Oppenheimer analysts downgraded healthcare stock CVS (CVS - Get Report) from outperform to perform on Monday, citing drug pricing headwinds and the company's unfavorable exposure to the managed-care business.
CVS shares were unaffected on Monday morning, however, rising 2% to $53.85. They are down almost 18% this year, however, compared to a gain of about 16% for the S&P 500.
Oppenheimer removed its $85 price target for CVS, which was 64% above the stock's closing price on Friday.
"We are looking to reset the bar on our CVS rating, as we view it as more of a long-term opportunity given the potential timeline to execute on its strategy and the near-term legacy business challenges," the analysts wrote.
Oppenheimer said that the near-term challenge is that "we expect the drug-price noise out of Washington to continue for the foreseeable future. Shares of rival pharmacy firm Walgreens (WBA - Get Report) have plummeted 15.8% since April 1, as the company posted disappointing guidance largely due to near-term drug pricing deterioration.
Meanwhile, United Health (UNH - Get Report) shares fell 8.6% last week as Democratic presidential candidate Bernie Sanders announced a "medicare-for-all plan" that would create a single-payer health care system to replace the current employer-based system.
Oppenheimer analysts added that "we remain bullish on the overall managed care sector --particularly in light of the recent weakness in the group -- but CVS's exposure to the business is still quite modest, and we would prefer other names in the space right now," Oppenheimer said.

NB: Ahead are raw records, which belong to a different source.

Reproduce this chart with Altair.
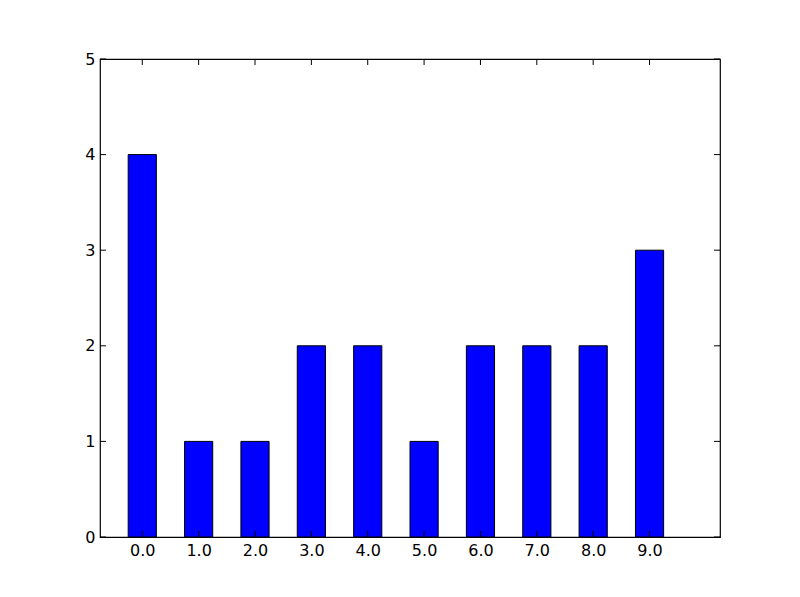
import altair as alt
import pandas as pd

categories = [0, 1, 2, 3, 4, 5, 6, 7, 8, 9]
counts = [4, 1, 1, 2, 2, 1, 2, 2, 2, 3]
y_ticks = [0, 1, 2, 3, 4, 5]

W, H = 620, 478
FONT = "DejaVu Sans"

bars_df = pd.DataFrame({"x": categories, "count": counts})
xt_df = pd.DataFrame({"x": categories})
yt_df = pd.DataFrame({"y": y_ticks})

xscale = alt.Scale(domain=[-0.75, 10.25], nice=False, zero=False)
yscale = alt.Scale(domain=[0, 5], nice=False)

bars = alt.Chart(bars_df).transform_calculate(
    x0="datum.x - 0.25", x1="datum.x + 0.25"
).mark_bar(color="#0000ff", stroke="black", strokeWidth=1).encode(
    x=alt.X("x0:Q", scale=xscale,
            axis=alt.Axis(values=categories, format=".1f", ticks=False, domain=False,
                          grid=False, labelFont=FONT, labelFontSize=16,
                          labelColor="black", labelPadding=5, title=None,
                          labelFlush=False)),
    x2="x1:Q",
    y=alt.Y("count:Q", scale=yscale,
            axis=alt.Axis(values=y_ticks, format="d", ticks=False, domain=False, grid=False,
                          labelFont=FONT, labelFontSize=16, labelColor="black",
                          labelPadding=5, title=None, labelFlush=False)),
    y2=alt.datum(0),
)

tick_len = 6
ytl = alt.Chart(yt_df).mark_rule(color="black", strokeWidth=1).encode(
    y=alt.Y("y:Q", scale=yscale), x=alt.value(0), x2=alt.value(tick_len))
ytr = alt.Chart(yt_df).mark_rule(color="black", strokeWidth=1).encode(
    y=alt.Y("y:Q", scale=yscale), x=alt.value(W - tick_len), x2=alt.value(W))
xtb = alt.Chart(xt_df).mark_rule(color="black", strokeWidth=1).encode(
    x=alt.X("x:Q", scale=xscale), y=alt.value(H - tick_len), y2=alt.value(H))
xtt = alt.Chart(xt_df).mark_rule(color="black", strokeWidth=1).encode(
    x=alt.X("x:Q", scale=xscale), y=alt.value(0), y2=alt.value(tick_len))

chart = alt.layer(bars, ytl, ytr, xtb, xtt).properties(
    width=W, height=H,
    autosize=alt.AutoSizeParams(type="none"),
    padding={"left": 92, "top": 51, "right": 72, "bottom": 52},
).configure(background="white").configure_view(stroke="black", strokeWidth=1.2)

chart.save("out.html", embed_options={"renderer": "svg", "actions": False})
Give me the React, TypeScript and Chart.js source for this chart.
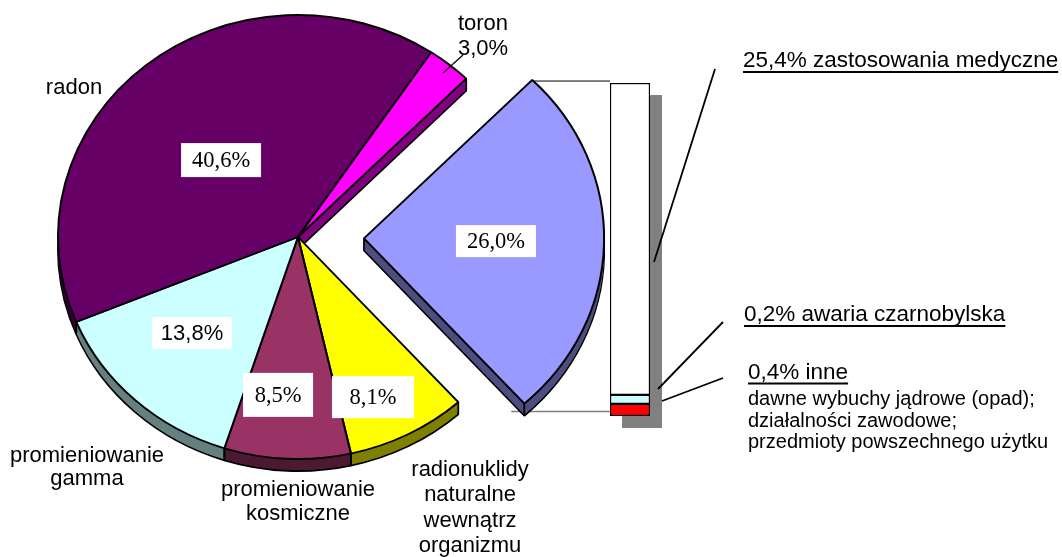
import React, { useEffect, useRef } from "react";
import { Chart, registerables } from "chart.js";

Chart.register(...registerables);

// ---------------- data ----------------
const sliceNames = [
  "zastosowania medyczne i inne",
  "radionuklidy naturalne wewnątrz organizmu",
  "promieniowanie kosmiczne",
  "promieniowanie gamma",
  "radon",
  "toron",
];
const sliceValues = [26.0, 8.1, 8.5, 13.8, 40.6, 3.0];
const slicePercentLabels = ["26,0%", "8,1%", "8,5%", "13,8%", "40,6%", "3,0%"];

const barNames = ["inne", "awaria czarnobylska", "zastosowania medyczne"];
const barValues = [0.95, 0.7, 24.35];
const barLabelTexts = ["0,4% inne", "0,2% awaria czarnobylska", "25,4% zastosowania medyczne"];
const inneDetails = [
  "dawne wybuchy jądrowe (opad);",
  "działalności zawodowe;",
  "przedmioty powszechnego użytku",
];

// ---------------- layout / style ----------------
const W = 1062;
const H = 557;
const CX = 298;
const CY = 237;
const R = 240;
const K = 0.925; // vertical squash of the tilted pie
const DEPTH = 12;
const EXPLODE = 66;
const ROTATION = 44.5;

const sliceColors = ["#9999FF", "#FFFF00", "#993366", "#CCFFFF", "#660066", "#FF00FF"];
const sliceSideColors = ["#4D4D80", "#808000", "#4D1A33", "#668080", "#330033", "#800080"];
const barColors = ["#FF0000", "#CCFFFF", "#FFFFFF"];

const SANS = "'Liberation Sans', Arial, sans-serif";
const SERIF = "'Liberation Serif', 'Times New Roman', serif";

// percent label placement inside slices: radius fraction, angle adjust (deg), box w/h, font
const pctFrac = [0.55, 0.786, 0.716, 0.618, 0.472];
const pctAdj = [0, 3.9, 4.1, 2.9, -3.4];
const pctBox = [
  [80, 32],
  [82, 42],
  [70, 44],
  [80, 32],
  [80, 34],
];
const pctFont = [SERIF, SERIF, SERIF, SANS, SERIF];

// category labels relative to pie centre: [dx, first baseline dy, line gap]
const catLines: string[][] = [
  [],
  ["radionuklidy", "naturalne", "wewnątrz", "organizmu"],
  ["promieniowanie", "kosmiczne"],
  ["promieniowanie", "gamma"],
  ["radon"],
  ["toron", slicePercentLabels[5]],
];
const catPos = [
  [0, 0, 0],
  [172, 239, 25.3],
  [0, 259, 24],
  [-211, 225, 23],
  [-224, -143, 0],
  [185, -207, 25],
];

const BAR_LEFT = 610;
const BAR_TOP = 83;
const BAR_W = 40;
const BAR_H = 333;
const SHADOW = 12;

function underlineText(ctx: CanvasRenderingContext2D, text: string, x: number, y: number, uy: number) {
  ctx.fillText(text, x, y);
  const w = ctx.measureText(text).width;
  ctx.beginPath();
  ctx.moveTo(x, y + uy);
  ctx.lineTo(x + w, y + uy);
  ctx.stroke();
}

function arcGeom(arc: any) {
  const off = (arc.options.offset || 0) / 4;
  const half = (arc.startAngle + arc.endAngle) / 2;
  return { ox: Math.cos(half) * off, oy: Math.sin(half) * off, off };
}

const pie3dPlugin = {
  id: "pie3d",
  beforeDatasetsDraw(chart: any) {
    const ctx: CanvasRenderingContext2D = chart.ctx;
    const arcs = chart.getDatasetMeta(0).data;
    const cx = arcs[0].x;
    const cy = arcs[0].y;
    const rad = arcs[0].outerRadius;

    // bottom connector (behind the exploded slice)
    const ex = arcs[0];
    const eg = arcGeom(ex);
    const endPt = [cx + eg.ox + rad * Math.cos(ex.endAngle), cy + K * (eg.oy + rad * Math.sin(ex.endAngle))];
    ctx.save();
    ctx.strokeStyle = "#808080";
    ctx.lineWidth = 1.5;
    ctx.beginPath();
    ctx.moveTo(endPt[0] - 13, endPt[1] + 8);
    ctx.lineTo(BAR_LEFT, endPt[1] + 8);
    ctx.stroke();
    ctx.restore();

    // extruded sides
    for (let d = DEPTH; d >= 1; d--) {
      arcs.forEach((arc: any, i: number) => {
        const o = arc.options;
        const bg = o.backgroundColor;
        const bw = o.borderWidth;
        try {
          o.backgroundColor = sliceSideColors[i];
          o.borderWidth = d === DEPTH ? bw : 0;
        } catch (e) {}
        ctx.save();
        ctx.translate(cx, cy + d);
        ctx.scale(1, K);
        ctx.translate(-cx, -cy);
        arc.draw(ctx);
        ctx.restore();
        try {
          o.backgroundColor = bg;
          o.borderWidth = bw;
        } catch (e) {}
      });
    }

    // vertical side edges
    ctx.save();
    ctx.strokeStyle = "#000";
    ctx.lineWidth = 1.8;
    arcs.forEach((arc: any) => {
      const g = arcGeom(arc);
      const pts = [arc.startAngle, arc.endAngle].map((a: number) => [
        cx + g.ox + rad * Math.cos(a),
        cy + K * (g.oy + rad * Math.sin(a)),
      ]);
      if (g.off > 0) pts.push([cx + g.ox, cy + K * g.oy]);
      pts.forEach(([x, y]) => {
        ctx.beginPath();
        ctx.moveTo(x, y);
        ctx.lineTo(x, y + DEPTH);
        ctx.stroke();
      });
    });
    ctx.restore();

    // ellipse transform for the top faces
    ctx.save();
    ctx.translate(cx, cy);
    ctx.scale(1, K);
    ctx.translate(-cx, -cy);
  },
  afterDatasetsDraw(chart: any) {
    chart.ctx.restore();
  },
  afterDraw(chart: any) {
    const ctx: CanvasRenderingContext2D = chart.ctx;
    const arcs = chart.getDatasetMeta(0).data;
    const cx = arcs[0].x;
    const cy = arcs[0].y;
    const rad = arcs[0].outerRadius;

    ctx.save();
    // top connector
    const ex = arcs[0];
    const eg = arcGeom(ex);
    const stPt = [cx + eg.ox + rad * Math.cos(ex.startAngle), cy + K * (eg.oy + rad * Math.sin(ex.startAngle))];
    ctx.strokeStyle = "#000";
    ctx.lineWidth = 1;
    ctx.beginPath();
    ctx.moveTo(stPt[0], stPt[1] + 1);
    ctx.lineTo(BAR_LEFT, stPt[1] + 1);
    ctx.stroke();

    // percent boxes
    for (let i = 0; i < 5; i++) {
      const arc = arcs[i];
      const g = arcGeom(arc);
      const a = (arc.startAngle + arc.endAngle) / 2 + (pctAdj[i] * Math.PI) / 180;
      const r = pctFrac[i] * rad;
      const x = cx + g.ox + r * Math.cos(a);
      const y = cy + K * (g.oy + r * Math.sin(a));
      const [bw, bh] = pctBox[i];
      ctx.fillStyle = "#FFFFFF";
      ctx.fillRect(x - bw / 2, y - bh / 2, bw, bh);
      ctx.fillStyle = "#000";
      ctx.textAlign = "center";
      ctx.textBaseline = "middle";
      ctx.font = pctFont[i] === SERIF ? `22.5px ${SERIF}` : `22px ${SANS}`;
      ctx.fillText(slicePercentLabels[i], x, y + 1);
    }

    // category labels
    ctx.font = `22px ${SANS}`;
    ctx.fillStyle = "#000";
    ctx.textAlign = "center";
    ctx.textBaseline = "alphabetic";
    catLines.forEach((lines, i) => {
      const [dx, dy, gap] = catPos[i];
      lines.forEach((t, j) => ctx.fillText(t, cx + dx, cy + dy + j * gap));
    });

    // toron leader
    ctx.lineWidth = 1.2;
    ctx.beginPath();
    ctx.moveTo(cx + 145, cy - 164);
    ctx.lineTo(cx + 165, cy - 182);
    ctx.stroke();

    // right side callouts
    ctx.lineWidth = 1.8;
    const callouts = [
      [715, 69, 654, 262],
      [723, 322, 658, 389],
      [723, 378, 662, 401],
    ];
    callouts.forEach(([x1, y1, x2, y2]) => {
      ctx.beginPath();
      ctx.moveTo(x1, y1);
      ctx.lineTo(x2, y2);
      ctx.stroke();
    });

    ctx.textAlign = "left";
    ctx.font = `22.5px ${SANS}`;
    ctx.lineWidth = 1.8;
    underlineText(ctx, barLabelTexts[2], 743, 67, 5);
    underlineText(ctx, barLabelTexts[1], 744, 321, 5);
    underlineText(ctx, barLabelTexts[0], 748, 379, 4.5);
    ctx.font = `20px ${SANS}`;
    inneDetails.forEach((t, j) => ctx.fillText(t, 748, 405 + j * 21.5));
    ctx.restore();
  },
};

const barShadowPlugin = {
  id: "barShadow",
  beforeDatasetsDraw(chart: any) {
    const ctx: CanvasRenderingContext2D = chart.ctx;
    let l = Infinity, r = -Infinity, t = Infinity, b = -Infinity;
    chart.data.datasets.forEach((_: any, i: number) => {
      chart.getDatasetMeta(i).data.forEach((el: any) => {
        l = Math.min(l, el.x - el.width / 2);
        r = Math.max(r, el.x + el.width / 2);
        t = Math.min(t, el.y, el.base);
        b = Math.max(b, el.y, el.base);
      });
    });
    ctx.save();
    ctx.fillStyle = "#808080";
    ctx.fillRect(l + SHADOW, t + SHADOW, r - l, b - t);
    ctx.restore();
  },
};

export default function App() {
  const pieRef = useRef<HTMLCanvasElement>(null);
  const barRef = useRef<HTMLCanvasElement>(null);

  useEffect(() => {
    const total = barValues.reduce((s, v) => s + v, 0);
    const bar = new Chart(barRef.current as HTMLCanvasElement, {
      type: "bar",
      data: {
        labels: [""],
        datasets: barValues.map((v, i) => ({
          label: barNames[i],
          data: [v],
          backgroundColor: barColors[i],
          borderColor: "#000000",
          borderWidth: 1.5,
          borderSkipped: false,
          barPercentage: 1,
          categoryPercentage: 1,
        })),
      },
      options: {
        responsive: false,
        animation: false,
        events: [],
        layout: { padding: { left: 0, top: 0, right: SHADOW, bottom: SHADOW } },
        scales: {
          x: { display: false, stacked: true },
          y: { display: false, stacked: true, min: 0, max: total },
        },
        plugins: { legend: { display: false }, tooltip: { enabled: false } },
      } as any,
      plugins: [barShadowPlugin],
    });

    const pie = new Chart(pieRef.current as HTMLCanvasElement, {
      type: "pie",
      data: {
        labels: sliceNames,
        datasets: [
          {
            data: sliceValues,
            backgroundColor: sliceColors,
            borderColor: "#000000",
            borderWidth: 2,
            offset: sliceValues.map((_, i) => (i === 0 ? EXPLODE * 4 : 0)),
            clip: false,
          } as any,
        ],
      },
      options: {
        responsive: false,
        animation: false,
        rotation: ROTATION,
        radius: R,
        events: [],
        layout: { padding: { left: 0, top: 0, right: W - 2 * CX, bottom: H - 2 * CY } },
        plugins: { legend: { display: false }, tooltip: { enabled: false } },
      } as any,
      plugins: [pie3dPlugin],
    });

    return () => {
      pie.destroy();
      bar.destroy();
    };
  }, []);

  return (
    <div style={{ position: "absolute", left: 0, top: 0, width: W, height: H, background: "#fff" }}>
      <canvas
        ref={barRef}
        width={BAR_W + SHADOW}
        height={BAR_H + SHADOW}
        style={{ position: "absolute", left: BAR_LEFT, top: BAR_TOP, width: BAR_W + SHADOW, height: BAR_H + SHADOW }}
      />
      <canvas ref={pieRef} width={W} height={H} style={{ position: "absolute", left: 0, top: 0, width: W, height: H }} />
    </div>
  );
}
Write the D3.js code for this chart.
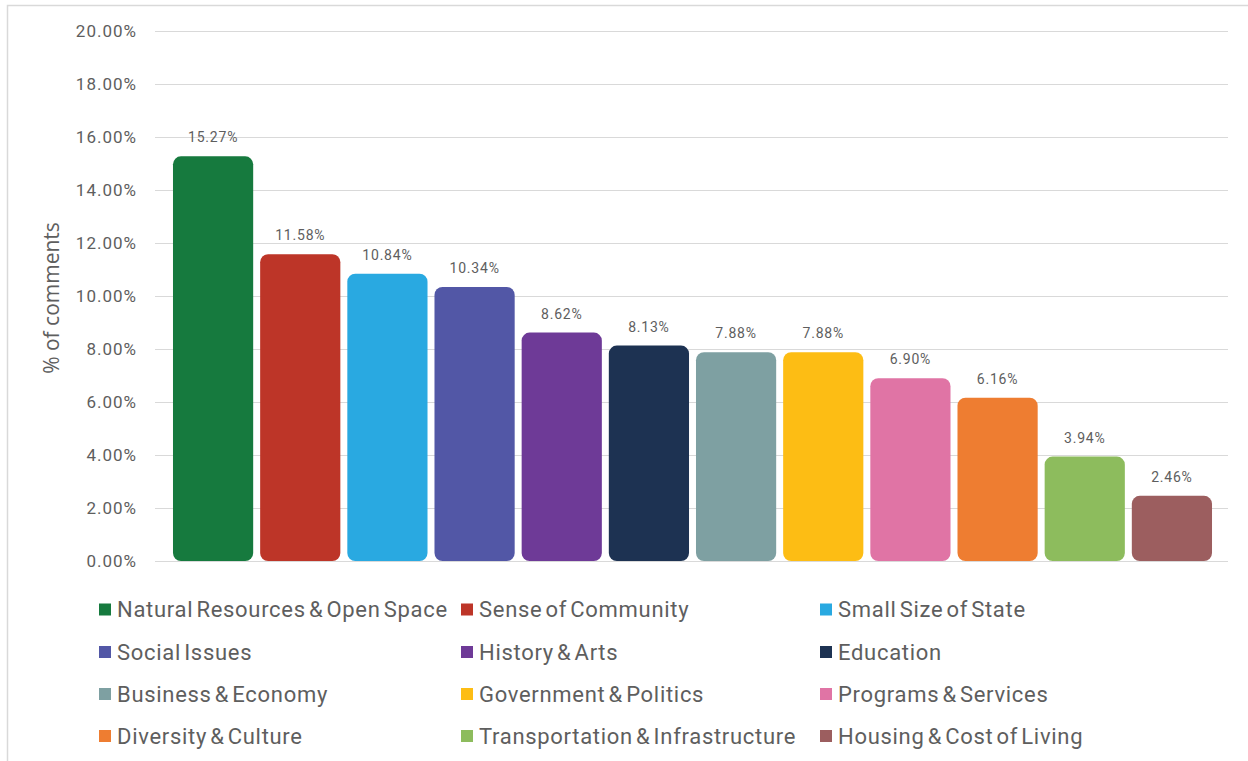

While CVS acquired Aetna for $71 billion in a deal that closed in late 2018, Oppenheimer notes that earnings from managed care operations will only account for roughly 31%, in the firm's own estimate, of CVS' total 2019 earnings. According to Oppenheimer, that suggests "CVS's fate will likely continue to ride on the pharmacy segments (69% combined), which we believe face less bullish prospects."
The analysts said the full integration of Aetna will take long enough that there is currently insufficient visibility to justify a higher valuation.
Oppenheimer is looking for full-year adjusted 2019 earnings per share of $6.75, a reduction from 2018's EPS result of $7.08.